This is a baby quilt that I made in 2003. It’s made with over a dozen fabrics, each 100% cotton.
Each square in the quilt–and there are hundreds of them–is about 1″ x 1″.
It could be very tedious to make a quilt like this, but the top created with strip piecing.
This is a faster technique that works with strips of fabric, cut after they’re sewn together.
Cutting, sewing, and ironing the top took about six hours, total.
The technique comes from a fabulous book, Strip-Pieced Watercolor Magic: A Faster, New Approach to Creating 30 Watercolor Quilts. The book gives precise directions for selecting fabrics, and how much of each for the 30 projects in the book.

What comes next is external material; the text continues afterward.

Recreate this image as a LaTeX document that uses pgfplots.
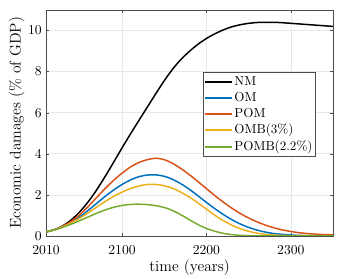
\documentclass[border=0pt]{standalone}
\usepackage{pgfplots}
\pgfplotsset{compat=1.18}
\definecolor{mblue}{rgb}{0,0.447,0.741}
\definecolor{morange}{rgb}{0.85,0.325,0.098}
\definecolor{myellow}{rgb}{0.929,0.694,0.125}
\definecolor{mgreen}{rgb}{0.466,0.674,0.188}
\begin{document}
\begin{tikzpicture}
\begin{axis}[
  name=ax,
  scale only axis,
  width=230bp, height=181bp,
  xmin=2010, xmax=2350, ymin=0, ymax=11,
  xtick={2010,2100,2200,2300},
  ytick={0,2,4,6,8,10},
  ticklabel style={font=\fontsize{10.5}{12}\selectfont},
  xticklabel style={/pgf/number format/1000 sep={}, yshift=-4.5pt},
  grid=major,
  grid style={gray!18},
  tick align=inside,
  major tick length=2.5pt,
  axis line style={gray!60!black},
  tick style={gray!60!black},
  xlabel={time (years)},
  ylabel={Economic damages (\% of GDP)},
  label style={font=\fontsize{12.5}{15}\selectfont},
  xlabel style={yshift=2.6pt},
  ylabel style={yshift=-4pt},
  legend style={at={(0.547,0.724)}, anchor=north west, draw=gray!60!black, fill=white, inner sep=1pt, row sep=0pt, nodes={inner xsep=1pt}, font=\fontsize{10.5}{12}\selectfont},
  legend cell align=left,
  legend image code/.code={\draw[mark repeat=2,mark phase=2,#1, line width=1.5pt] plot coordinates {(0cm,0cm) (0.38cm,0cm) (0.76cm,0cm)};},
  every axis plot/.append style={line width=1.2pt, smooth, no marks},
]
\addplot[black] coordinates {(2010,0.18)(2020,0.3)(2030,0.49)(2040,0.78)(2050,1.17)(2060,1.66)(2070,2.24)(2080,2.89)(2090,3.58)(2100,4.28)(2110,4.96)(2120,5.62)(2130,6.27)(2140,6.92)(2150,7.55)(2160,8.12)(2170,8.6)(2180,8.99)(2190,9.33)(2200,9.61)(2210,9.84)(2220,10.03)(2230,10.18)(2240,10.28)(2250,10.35)(2260,10.39)(2270,10.4)(2280,10.4)(2290,10.38)(2300,10.35)(2320,10.29)(2340,10.23)(2350,10.2)};
\addlegendentry{NM}
\addplot[mblue] coordinates {(2010,0.2)(2020,0.3)(2030,0.46)(2040,0.67)(2050,0.93)(2060,1.24)(2070,1.58)(2080,1.92)(2090,2.23)(2100,2.5)(2110,2.72)(2120,2.88)(2130,2.96)(2140,2.97)(2150,2.9)(2160,2.75)(2170,2.53)(2180,2.26)(2190,1.95)(2200,1.63)(2210,1.32)(2220,1.04)(2230,0.79)(2240,0.58)(2250,0.41)(2260,0.28)(2270,0.18)(2280,0.11)(2290,0.07)(2300,0.04)(2310,0.02)(2320,0.01)(2350,0)};
\addlegendentry{OM}
\addplot[morange] coordinates {(2010,0.2)(2020,0.3)(2030,0.47)(2040,0.71)(2050,1.03)(2060,1.43)(2070,1.87)(2080,2.3)(2090,2.7)(2100,3.05)(2110,3.35)(2120,3.57)(2130,3.71)(2140,3.78)(2150,3.71)(2160,3.53)(2170,3.27)(2180,2.97)(2190,2.64)(2200,2.3)(2210,1.96)(2220,1.64)(2230,1.35)(2240,1.09)(2250,0.87)(2260,0.68)(2270,0.52)(2280,0.39)(2290,0.29)(2300,0.21)(2310,0.15)(2320,0.11)(2330,0.08)(2340,0.06)(2350,0.05)};
\addlegendentry{POM}
\addplot[myellow] coordinates {(2010,0.2)(2020,0.29)(2030,0.44)(2040,0.63)(2050,0.86)(2060,1.12)(2070,1.4)(2080,1.67)(2090,1.92)(2100,2.13)(2110,2.3)(2120,2.43)(2130,2.5)(2140,2.5)(2150,2.44)(2160,2.31)(2170,2.12)(2180,1.88)(2190,1.6)(2200,1.3)(2210,1.0)(2220,0.74)(2230,0.52)(2240,0.35)(2250,0.22)(2260,0.13)(2270,0.07)(2280,0.04)(2290,0.02)(2300,0.01)(2350,0)};
\addlegendentry{OMB(3\%)}
\addplot[mgreen] coordinates {(2010,0.2)(2020,0.29)(2030,0.42)(2040,0.57)(2050,0.74)(2060,0.92)(2070,1.1)(2080,1.26)(2090,1.39)(2100,1.48)(2110,1.53)(2120,1.54)(2130,1.52)(2140,1.47)(2150,1.38)(2160,1.23)(2170,1.02)(2180,0.78)(2190,0.55)(2200,0.36)(2210,0.22)(2220,0.12)(2230,0.06)(2240,0.025)(2250,0.01)(2260,0)(2350,0)};
\addlegendentry{POMB(2.2\%)}
\end{axis}
\pgfresetboundingbox
\path ([xshift=-36.9bp,yshift=-34.5bp]ax.south west) rectangle ([xshift=7.2bp,yshift=8bp]ax.north east);
\end{tikzpicture}
\end{document}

I selected the fabrics using a piece of clear red plastic.
(I bought it years ago. It was designed to help determine light and dark shades without the distraction of colors. I’ve never seen another one of these, but any sheet of clear red plastic or acetate should work fine.)
I modified the design from a pattern for a full-sized bed quilt, to create this small baby quilt for a newborn.

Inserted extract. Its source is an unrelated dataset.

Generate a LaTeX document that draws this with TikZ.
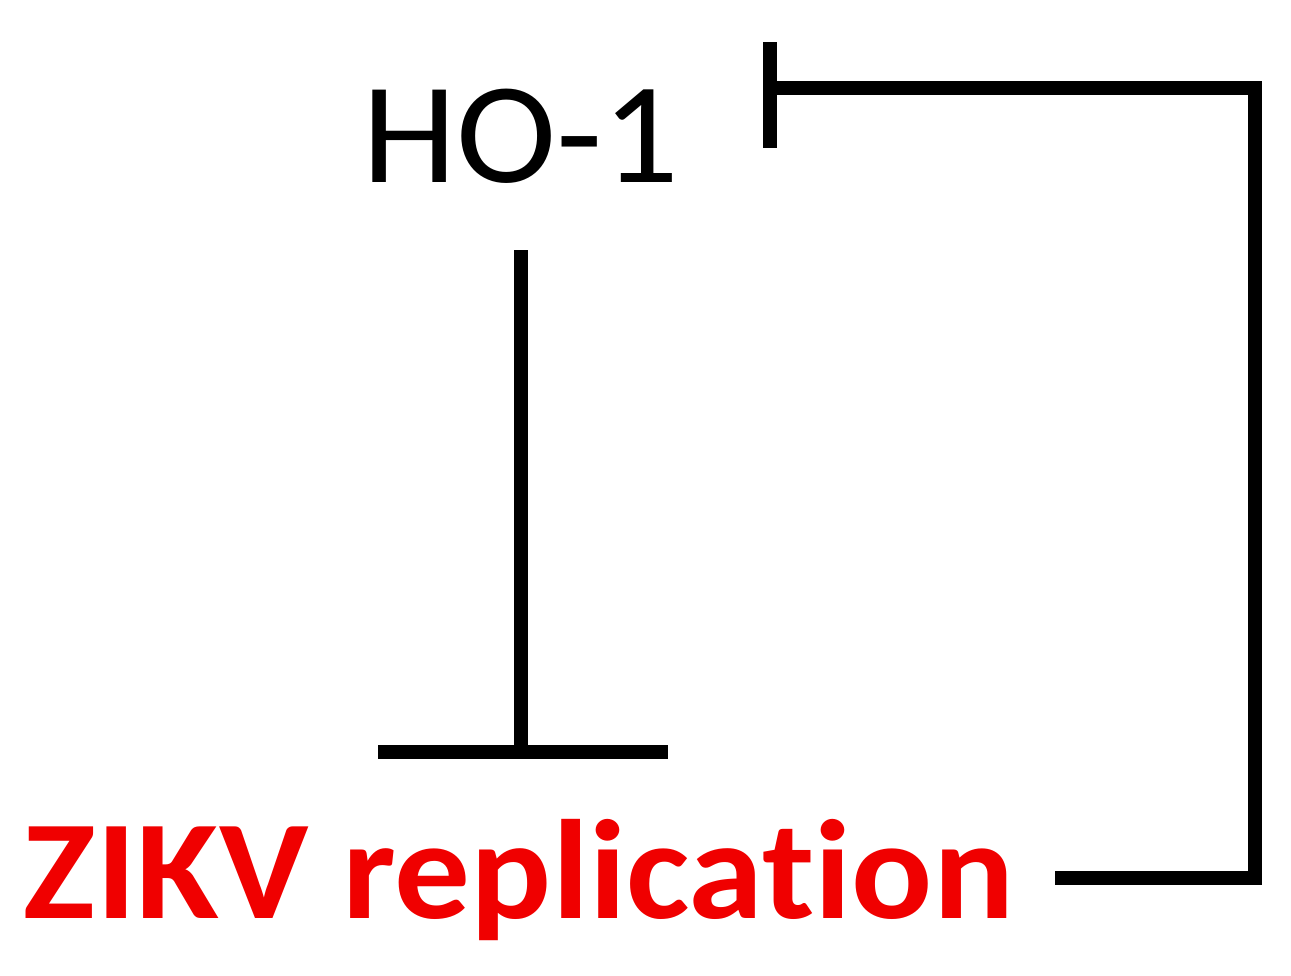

I use blanket-style, needlepunched quilt bats for quilts. They cost a little more, but hold up better in the laundry.
Generally, I tie baby quilts rather than quilting them. Baby quilts are laundered often and the batting starts to fall apart.
With a tied quilt, you can simply undo the yarn or embroidery floss (used to tie it), discard the quilt batting, replace it with a fresh layer, and retie the quilt.
(All of my three children used my handmade quilts when they were little, and I learned to be practical about this.)